Another Trip Around The Sun

When he was younger, the Boy used to call the lies we tell ourselves we will accomplish in the upcoming year, “New Year’s Revolutions.” In a way he was accurate. The New Year represents a revolution around the sun, or, as Big Gus says, “Another trip around the sun.”

I used to keep my revolutions simple like, “I resolve to fly on my own,” or “I will date Diane Lane” -- things that have no chance of happening. By making such impossible goals, I knew I would fall short and be less disappointed going into the year, thereby lessening my disenchantment with more realistic hoped for accomplishments.
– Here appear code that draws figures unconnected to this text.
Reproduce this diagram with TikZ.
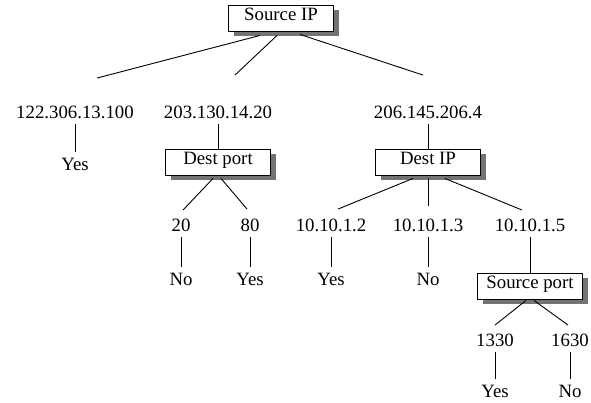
\documentclass[tikz,border=0pt]{standalone}
\usepackage{fontspec}
\setmainfont{Liberation Serif}
\usetikzlibrary{calc,shadows}

\begin{document}
\begin{tikzpicture}[x=1pt, y=-1pt, line width=0.9pt,
  font=\fontsize{18.8}{22}\selectfont,
  field/.style={draw, fill=white, minimum width=105pt, minimum height=26pt,
    inner ysep=0pt, text height=0.7em, text depth=0.2em,
    drop shadow={shadow xshift=5pt, shadow yshift=-5pt, fill=black!55, opacity=1}},
  val/.style={inner xsep=0pt, inner ysep=5pt, anchor=base}]
\useasboundingbox (0,0) rectangle (591,402);
% Root test
\node[field] (srcip) at (281,18) {Source IP};
% First level
\node[val] (ipA) at (75,118) {122.306.13.100};
\node[val] (ipB) at (218,118) {203.130.14.20};
\node[val] (ipC) at (428,118) {206.145.206.4};
\node[val] (yesA) at (75,170) {Yes};
\node[field] (dport) at (218,162) {Dest port};
\node[field] (dip) at (428,162) {Dest IP};
% Destination ports
\node[val] (portA) at (181,231) {20};
\node[val] (portB) at (250,231) {80};
\node[val] (noA) at (181,285) {No};
\node[val] (yesB) at (250,285) {Yes};
% Destination hosts
\node[val] (hostA) at (331,231) {10.10.1.2};
\node[val] (hostB) at (428,231) {10.10.1.3};
\node[val] (hostC) at (530,231) {10.10.1.5};
\node[val] (yesC) at (331,285) {Yes};
\node[val] (noB) at (428,285) {No};
\node[field] (sport) at (530,286) {Source port};
% Source ports
\node[val] (sportA) at (495,346) {1330};
\node[val] (sportB) at (570,346) {1630};
\node[val] (yesD) at (495,397) {Yes};
\node[val] (noC) at (570,397) {No};
% Branches
\draw ($(srcip.south)+(-21,4)$) -- ($(ipA.north)+(22,-22)$);
\draw ($(srcip.south)+(-4,4)$) -- ($(ipB.north)+(17,-25)$);
\draw ($(srcip.south)+(19,3)$) -- ($(ipC.north)+(-5,-25)$);
\draw (ipA) -- (yesA);
\draw (ipB) -- (dport);
\draw (ipC) -- (dip);
\draw ($(dport.south)+(-5,3)$) -- ($(portA.north)+(2,-3)$);
\draw ($(dport.south)+(3,3)$) -- ($(portB.north)+(-3,-4)$);
\draw (portA) -- (noA);
\draw (portB) -- (yesB);
\draw ($(dip.south)+(-15,3)$) -- ($(hostA.north)+(7,-4)$);
\draw ($(dip.south)+(0,3)$) -- ($(hostB.north)+(0,-7)$);
\draw ($(dip.south)+(17,3)$) -- ($(hostC.north)+(-8,-3)$);
\draw (hostA) -- (yesC);
\draw (hostB) -- (noB);
\draw (hostC) -- (sport);
\draw ($(sport.south)+(-4,1)$) -- ($(sportA.north)+(0,-3)$);
\draw ($(sport.south)+(4,1)$) -- ($(sportB.north)+(-2,-3)$);
\draw (sportA) -- (yesD);
\draw (sportB) -- (noC);
\end{tikzpicture}
\end{document}
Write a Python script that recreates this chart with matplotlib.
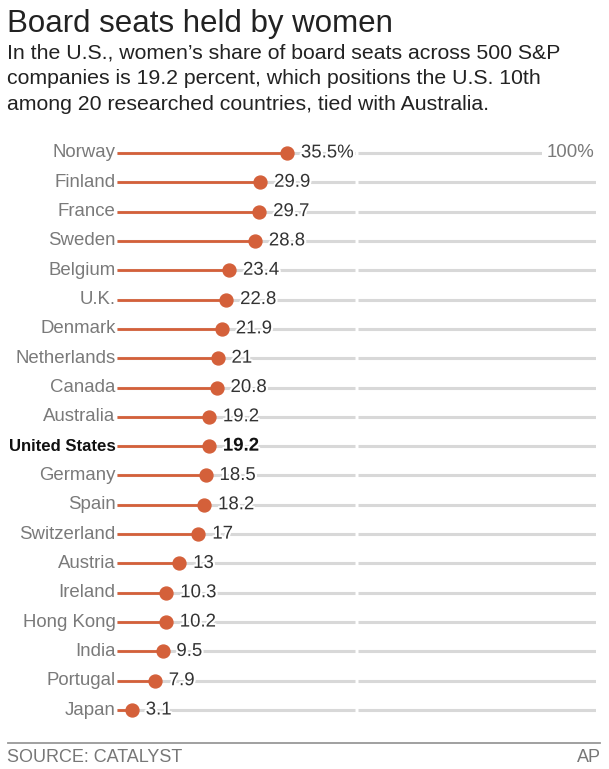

It’s another New Year and to keep the up the façade for yet another year, I will endeavor to share with you my revolutions for 2007. Please feel free to add your own or ridicule mine.

1. I resolve to lose 50 pounds. I have succeeded at this only once, but it always tops my list. This also means I will have to swim more or pick up a different exercise regiment.

2. I resolve to be more decisive. I think.

3. I resolve to travel less unless for fun and relaxation, although I am leaving for DC on Saturday.

4. I resolve to date Diane Lane. Why should this be considered such a difficult task?

5. I resolve to creatively beg for forgiveness from Mrs. Laz for the last comment.

6. I resolve to resolve where we should live without regard to who it upsets or makes happy.

7. I resolve to finish my novel or, in the interim, to write a new one since I am so tired of the old one.

8. It would be nifty if I could learn to speak French more fluently – something beyond first year high school French.

9. I have key business decisions to make early in the year and I resolve to make them using impassionate calculation rather than through indecision.

10. I hope to resolve all the unresolved issues in my life and to stop sweating all the small stuff.

Well, that’s it; neither really imaginative nor aggressive. It should be fun to look back at this next year and determine my grade. I always got Cs in the past, let’s see how I do.